Packman and Horton were among 14 artists and scientists brought together as a part of an art exhibition opening at the Brushwood Center at Ryerson Woods, “Third Coast Disrupted: Artists + Scientists on Climate.” The exhibition culminates a yearlong conversation between scientists and artists that centered on impacts and solutions to climate change in the Chicago region.

“I think this work is critically important because of the challenges we face today,” said Packman, director of Northwestern University’s Center for Water Research and professor of civil and environmental engineering in the McCormick School of Engineering. “It lets us see the significance of some of these issues and what we can do about them in a very broadly understandable way.”

Before the artist-scientist dialogue, which included the selected artists and scientists presenting about their work, artist N. Masani Landfair attributed the chronic basement flooding of her former Chicago home to the aging and inadequate infrastructure of her South Side neighborhood. Over the course of the conversations Packman shared that climate change is increasing the frequency of intense storms and severe flooding in the Chicago area. Landfair further connected her experience to climate change when scientist Elena Grossman, a researcher at the University of Illinois Chicago School of Public Health, shed light on the health impacts of climate change.

Based on these conversations and her personal experience of local climate change, Landfair created a series of collages that relate the physical and mental health tolls of frequent flooding.

“Third Coast Disrupted” features seven recently commissioned artworks inspired by conversations between artists and scientists, and will open Friday, May 7 at Brushwood Center at Ryerson Woods, 21850 N. Riverwoods Road, Riverwoods, with a virtual opening reception at 7 p.m.

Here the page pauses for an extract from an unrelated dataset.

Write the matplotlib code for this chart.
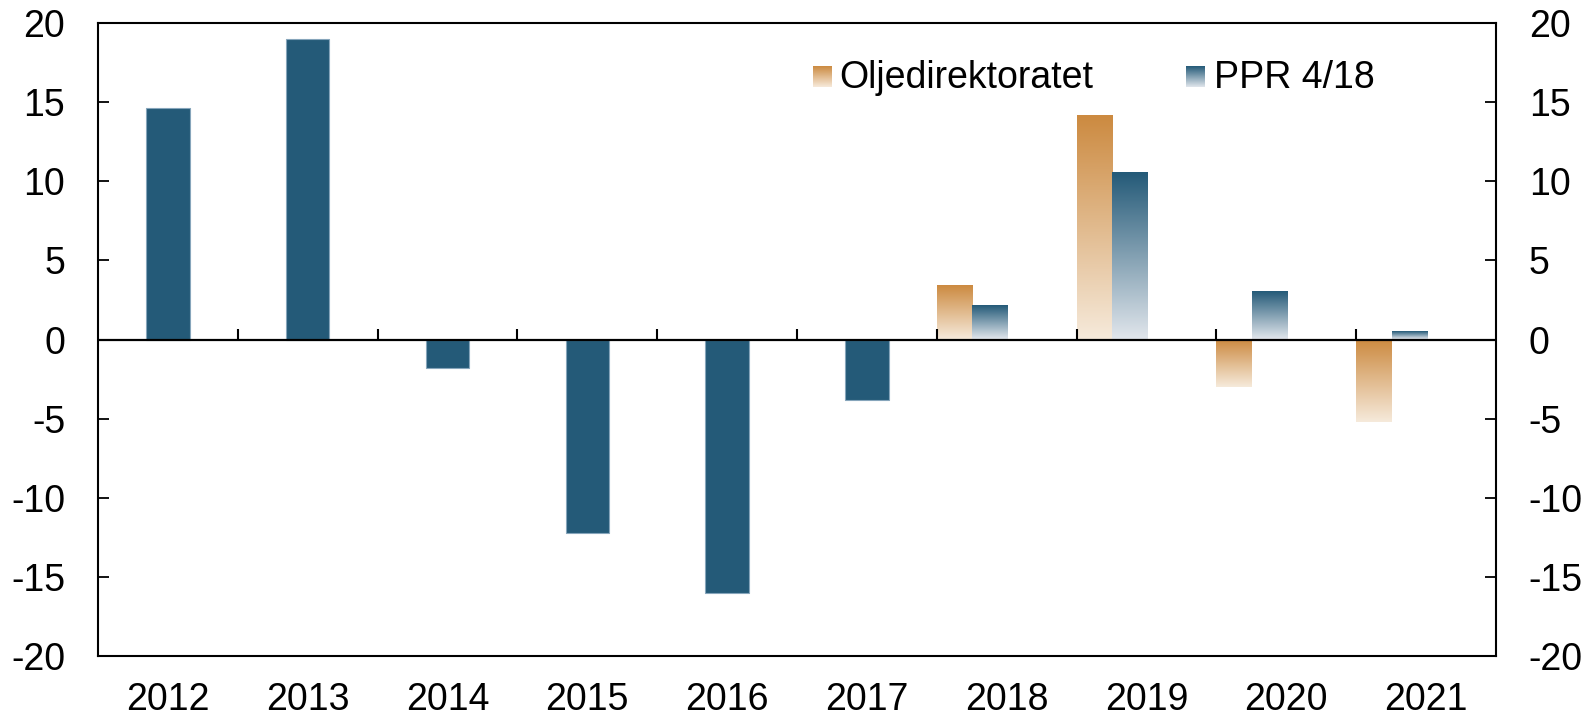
import numpy as np
import matplotlib
matplotlib.use('Agg')
import matplotlib.pyplot as plt
from matplotlib.colors import LinearSegmentedColormap

# ---- data ----
years = ['2012', '2013', '2014', '2015', '2016', '2017', '2018', '2019', '2020', '2021']
ppr = np.array([14.6, 19.0, -1.8, -12.2, -16.0, -3.8, 2.1, 10.5, 3.0, 0.5])
oljedir = np.array([np.nan, np.nan, np.nan, np.nan, np.nan, np.nan, 3.4, 14.1, -3.0, -5.2])
series_labels = ['Oljedirektoratet', 'PPR 4/18']
yticks = [-20, -15, -10, -5, 0, 5, 10, 15, 20]

plt.rcParams['font.family'] = ['Liberation Sans', 'DejaVu Sans']
plt.rcParams['axes.unicode_minus'] = False

W, H = 1592, 718
fig = plt.figure(figsize=(W / 100, H / 100), dpi=100)
ax = fig.add_axes([98 / W, 1 - 656 / H, 1398 / W, 633 / H])

solid_blue = '#245A78'
orange_cmap = LinearSegmentedColormap.from_list('o', ['#CC8A40', '#F6EADB'])
blue_cmap = LinearSegmentedColormap.from_list('b', ['#245A78', '#E1E6EC'])
grad = np.linspace(0, 1, 256).reshape(-1, 1)

x = np.arange(len(years))
hist = np.isnan(oljedir)

# historical bars (solid)
ax.bar(x[hist], ppr[hist], width=0.31, color=solid_blue, edgecolor='#86a5bb',
       linewidth=0.8, zorder=2)

# projection bars (gradient)
w = 0.253
bars_o = ax.bar(x[~hist] - 0.5, oljedir[~hist], width=w, align='edge',
                color='none', linewidth=0)
bars_p = ax.bar(x[~hist] - 0.5 + w, ppr[~hist], width=w, align='edge',
                color='none', linewidth=0)
for bars, cmap in ((bars_o, orange_cmap), (bars_p, blue_cmap)):
    for r in bars:
        x0, y0, wd, h = r.get_x(), r.get_y(), r.get_width(), r.get_height()
        ylo, yhi = min(y0, y0 + h), max(y0, y0 + h)
        ax.imshow(grad, cmap=cmap, extent=[x0, x0 + wd, ylo, yhi], origin='upper',
                  aspect='auto', interpolation='bilinear', zorder=2)

# zero line and category boundary ticks
ax.axhline(0, color='black', lw=1.6, zorder=3)
ax.vlines(np.arange(0.5, len(years) - 0.5, 1), 0, 0.68, color='black', lw=1.5, zorder=3)

# axes
ax.set_xlim(-0.5, len(years) - 0.5)
ax.set_ylim(-20, 20)
ax.set_yticks(yticks)
ax.set_yticklabels([str(v) for v in yticks])
ax.set_xticks(x)
ax.set_xticklabels(years)
ax.tick_params(axis='x', length=0, pad=19, labelsize=27)
ax.tick_params(axis='y', direction='in', length=8, width=1.3, pad=23.5, labelsize=27,
               left=True, right=True, labelleft=True, labelright=True)
for s in ax.spines.values():
    s.set_linewidth(1.5)
    s.set_color('black')

# legend (gradient swatches)
sw = [(orange_cmap, 0.5112, 0.5241, series_labels[0], 0.5305),
      (blue_cmap, 0.7783, 0.7918, series_labels[1], 0.7985)]
for cmap, xa, xb, lab, xt in sw:
    ax.imshow(grad, cmap=cmap, extent=[xa, xb, 0.8989, 0.9305], origin='upper',
              aspect='auto', transform=ax.transAxes, clip_on=False, zorder=4)
    ax.text(xt, 0.8978, lab, transform=ax.transAxes, fontsize=27, va='baseline', ha='left')

ax.set_xlim(-0.5, len(years) - 0.5)
ax.set_ylim(-20, 20)

fig.savefig('out.png', dpi=100)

CDT on Thursday, May 6. The exhibition was created through a collaboration among Columbia College Chicago, DePaul University’s Institute for Nature and Culture, and Terracom.

“One exciting aspect of the show is visitors’ ability to hear directly from the artists and scientists,” said Christine Esposito, project director and lead curator of “Third Coast Disrupted,” and founder of Terracom and its Ex.Change Project. “Through QR codes accompanying each artwork, guests can see the artists and scientists talk about their work.”

The show is part of Brushwood’s 38th annual Smith Nature Symposium, which explores climate justice and healing through the power of community. To learn more about visiting the exhibition and related programs, visit or

For Schachner, a trainee at the Chemistry of Life Processes Institute at Northwestern, art became a critical component of his research.

“The data output of my work involving mass spectrometry, a technique that measures the mass of molecules, has its own artistic and aesthetic qualities,” Schachner said. “I am using mass spectra to create pieces of art that help reimagine the uses and applications of scientific data.”

Schachner collaborated with professors, postdoctoral researchers and students across Northwestern departments to create a body of work now published in a chapbook. This work also will be featured as part of an immersive art experience called “reVISION” at the Evanston Art Center from May 14 to 16.

The work will be displayed at Evanston Art Center’s first-ever immersive art experience focused on creating upcycled and interactive installations for the public to socially engage with and think critically about reducing waste, recycling and repurposing disposable objects.

Schachner’s project, “Molecular and Spectral Perspectives of Plastic,” will include a combination of 3D-printed sculptures, live experiments, prints, projected animations and an augmented reality game built around the exhibit.

Participants can register for the three-day event by visiting Eventbrite. Admission is $15 with all ticket sales supporting the Evanston Art Center nonprofit’s programming, education and outreach.